Pop quiz: Who said:
“The movement is a wild orgasm of anarchists sweeping across the country like a prairie fire.”
Former President Bill Clinton warned Friday that the anger some members of the Tea Party movement express about higher taxes and the size of government could feed the same right-wing extremism that led to the Oklahoma City bombing in 1995 [Fox]
Get in your DeLorean, charge your flux capacitor gun it to 88 MPH and let’s go back 40 years.
Anti-war protests around the country railed against the government. The president was called a Nazi and was hung in effigy. The outcry was energized by protest songs and anti-war movies.
University and government buildings were besieged, ransacked and some, set afire or even bombed. (see William Ayers)
The press played up the demonstrations and gave voice to those the government called “insurrectionists,” “anti-American” and “Communist lackeys.”
When challenged, demonstrators demanded their constitutional right to free speech and questioned the legality of the government’s actions.
In 1969, Bill Clinton, then a Rhodes Scholar at Oxford, organized an anti-war protest. In addition to being a coward and conducting his protest from a distance and separated by the Atlantic Ocean, did Clinton consider that his words might incite left-wing extremism? Does he now, as a former President, regret that protest for the potential it had to damage the country?
John Kerry was so moved that he lied before Congress about alleged atrocities by the U.S. military in Vietnam.
Curiously, in that same testimony, Kerry said:
We have come here, not to the President, because we believe that this body can be responsive to the will of the people, and we believe that the will of the people says that we should be out of Vietnam now….
Where is John Kerry’s moral indignation now? Where is his concern for “the will of the people.”
Our troops were called “baby killers,” yet now, those same outraged citizens promote abortion. Irony?
The war also became a focal point for civil rights leaders:
In a January 1967 article written for the Chicago Defender, Martin Luther King, Jr. openly expressed support for the antiwar movement on moral grounds. Reverend King expanded on his views in April at the Riverside Church in New York, asserting that the war was draining much-needed resources from domestic programs. He also voiced concern about the percentage of African-American casualties in relation to the total population. King’s statements rallied African-American activists to the antiwar cause and established a new dimension to the moral objections of the movement. The peaceful phase of the antiwar movement had reached maturity as the entire nation was now aware that the foundations of administration foreign policy were being widely questioned. [Mark Barringer]
Does any of this sound familiar?
“…draining much-needed resources from domestic programs.”
“…concern about the percentage of African-American casualties in relation to the total population.”
“…a new dimension to the moral objections of the movement.”
“…the entire nation was now aware that the foundations of administration … policy were being widely questioned.”

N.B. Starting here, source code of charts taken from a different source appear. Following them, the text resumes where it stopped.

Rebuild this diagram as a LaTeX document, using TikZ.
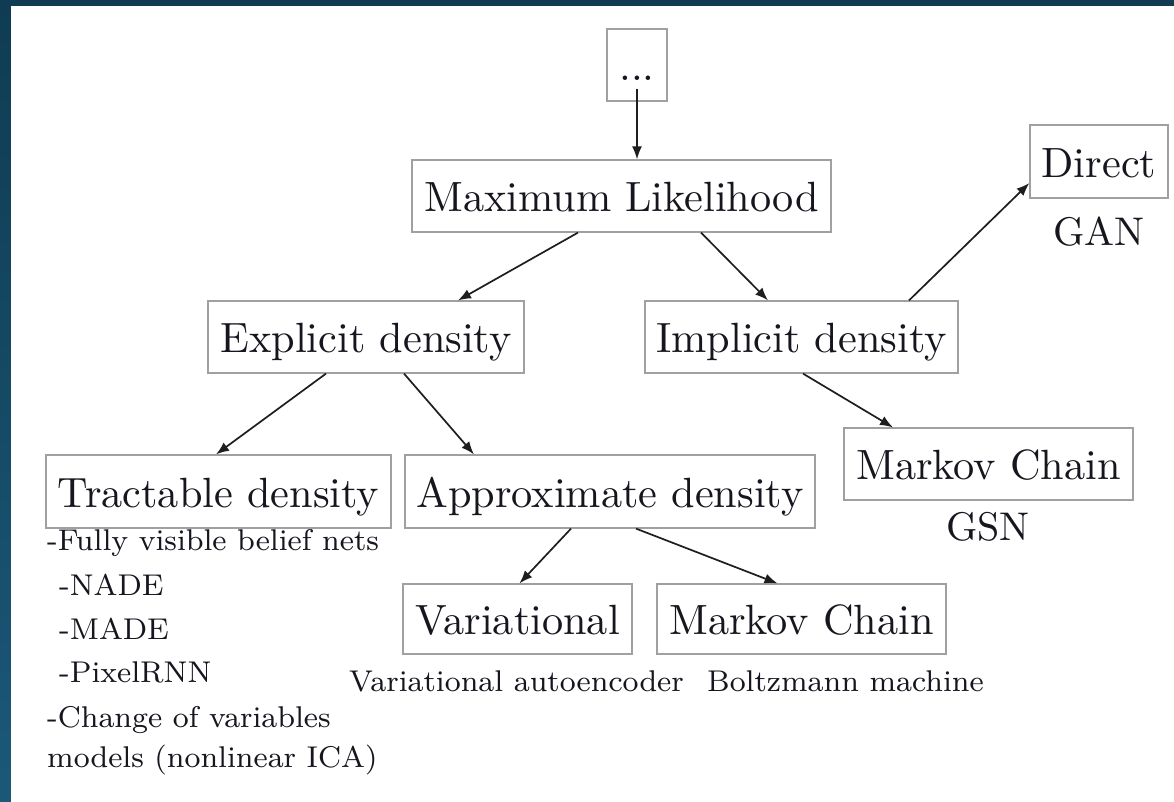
\documentclass[tikz,border=0pt]{standalone}
\usepackage{fontspec}
\setmainfont{lmroman10-regular}[Extension=.otf]
\newfontfamily\noterm{lmroman8-regular}[Extension=.otf]
\usetikzlibrary{arrows.meta}
\definecolor{bgtop}{HTML}{0F3C52}
\definecolor{bgbot}{HTML}{1B5878}
\definecolor{boxline}{HTML}{A0A0A0}
\definecolor{ink}{HTML}{16161F}
\definecolor{edge}{HTML}{1E1E1E}
\begin{document}
\begin{tikzpicture}[x=1pt,y=-1pt,
  box/.style={draw=boxline, line width=1.2pt, inner sep=0pt,
    text height=31pt, text depth=0pt, text=ink,
    font=\fontsize{42.3}{50}\selectfont},
  tag/.style={anchor=base, inner sep=0pt, text=ink,
    font=\fontsize{40}{48}\selectfont},
  small/.style={inner sep=0pt, text=ink,
    font=\noterm\fontsize{30}{36}\selectfont},
  arr/.style={draw=edge, line width=1.7pt, -{Latex[length=13pt,width=10pt]}}]

% frame and page
\useasboundingbox (0,0) rectangle (1174,801);
\shade[top color=bgtop, bottom color=bgbot] (0,0) rectangle (1174,801);
\fill[white] (11,6) rectangle (1180,810);

% boxes
\node[box, minimum width=60pt,  minimum height=72pt] (dots) at (637,65) {...};
\node[box, minimum width=419pt, minimum height=72pt] (ml) at (621.5,196) {Maximum Likelihood};
\node[box, minimum width=316pt, minimum height=72pt] (explicit) at (366,337) {Explicit density};
\node[box, minimum width=313pt, minimum height=72pt] (implicit) at (801.5,337) {Implicit density};
\node[box, minimum width=138pt, minimum height=73pt] (direct) at (1099,161.5) {Direct};
\node[box, minimum width=345pt, minimum height=73pt] (tractable) at (218.5,491.5) {Tractable density};
\node[box, minimum width=410pt, minimum height=73pt] (approx) at (610,491.5) {Approximate density};
\node[box, minimum width=289pt, minimum height=72pt] (markovA) at (988.5,464) {Markov Chain};
\node[box, minimum width=229pt, minimum height=70pt] (variational) at (517.5,619) {Variational};
\node[box, minimum width=289pt, minimum height=70pt] (markovB) at (801.5,619) {Markov Chain};

% labels under boxes
\node[tag] (gan) at (1099,245) {GAN};
\node[tag] (gsn) at (988,540) {GSN};
\node[small, anchor=base] (vae) at (516.5,691) {Variational autoencoder};
\node[small, anchor=base] (boltz) at (845.5,691) {Boltzmann machine};

% tractable density models
\node[small, anchor=base west] (fvbn) at (47,550) {-Fully visible belief nets};
\node[small, anchor=base west] (nade) at (59,595) {-NADE};
\node[small, anchor=base west] (made) at (59,639) {-MADE};
\node[small, anchor=base west] (pixel) at (59,682) {-PixelRNN};
\node[small, anchor=base west] (change) at (47,727) {-Change of variables};
\node[small, anchor=base west] (ica) at (47,767) {models (nonlinear ICA)};

% connectors
\draw[arr] ([yshift=13pt]dots.south) -- (dots.south |- ml.north);
\draw[arr] ([xshift=-43.5pt]ml.south) -- ([xshift=92pt]explicit.north);
\draw[arr] ([xshift=79.5pt]ml.south) -- ([xshift=-33.5pt]implicit.north);
\draw[arr] ([xshift=107.5pt]implicit.north) -- ([yshift=-21.5pt]direct.west);
\draw[arr] ([xshift=1.5pt]implicit.south) -- ([xshift=-95.5pt]markovA.north);
\draw[arr] ([xshift=-40pt]explicit.south) -- ([xshift=-2.5pt]tractable.north);
\draw[arr] ([xshift=38pt]explicit.south) -- ([xshift=-136pt]approx.north);
\draw[arr] ([xshift=-39pt]approx.south) -- ([xshift=2pt]variational.north);
\draw[arr] ([xshift=26pt]approx.south) -- ([xshift=-24pt]markovB.north);
\end{tikzpicture}
\end{document}
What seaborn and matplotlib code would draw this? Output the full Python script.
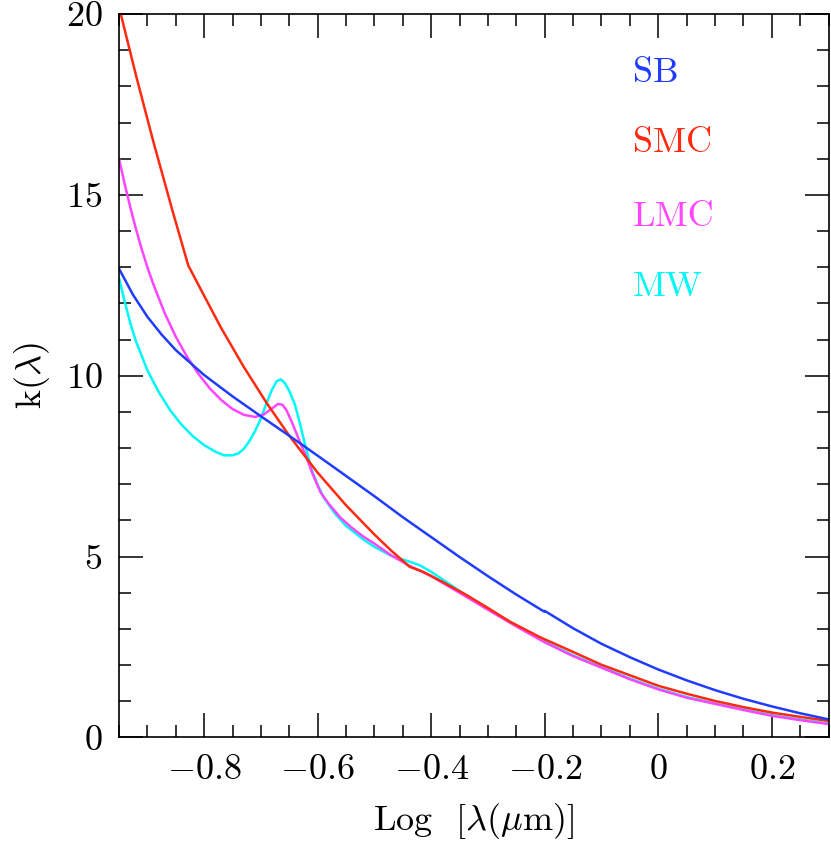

Now, those who stood beside Dr. King in indignation, support an administration that is causing the very damage they protested in the ’60’s and ’70’s. The difference is, of course, the responsible person is African-American and the Democratic Party is leading the way.
I suppose it depends on which side of the castle moat one resides that determines if the actions of government are “just and proper” or “illegal and immoral.”
And on which side of the moat does one find the media? Certainly not on the outside, but rather, comfortably lodged within the walls, lobbing arrows at the “racist,” “psychotic” and “ignorant” crowd beyond.
It may seem immoderate to compare a real war to the domestic policies of the Obama administration, but that’s not the point. This is about citizen indignation – protest – over the actions of their government. Those who believed in it then, do not subscribe to that right now.
The quote at the beginning of this post wasn’t from Nancy Pelosi, Harry Reid, Barney Frank, James Carville, either Clinton or Barack Obama – although, in the range of comments they’ve made about the Tea Party movement, it would certainly be in like company.
The complete quote is:
“The antiwar movement is a wild orgasm of anarchists sweeping across the country like a prairie fire.”
Yeah… today’s Democrats sound a whole lot like yesterday’s Richard Nixon.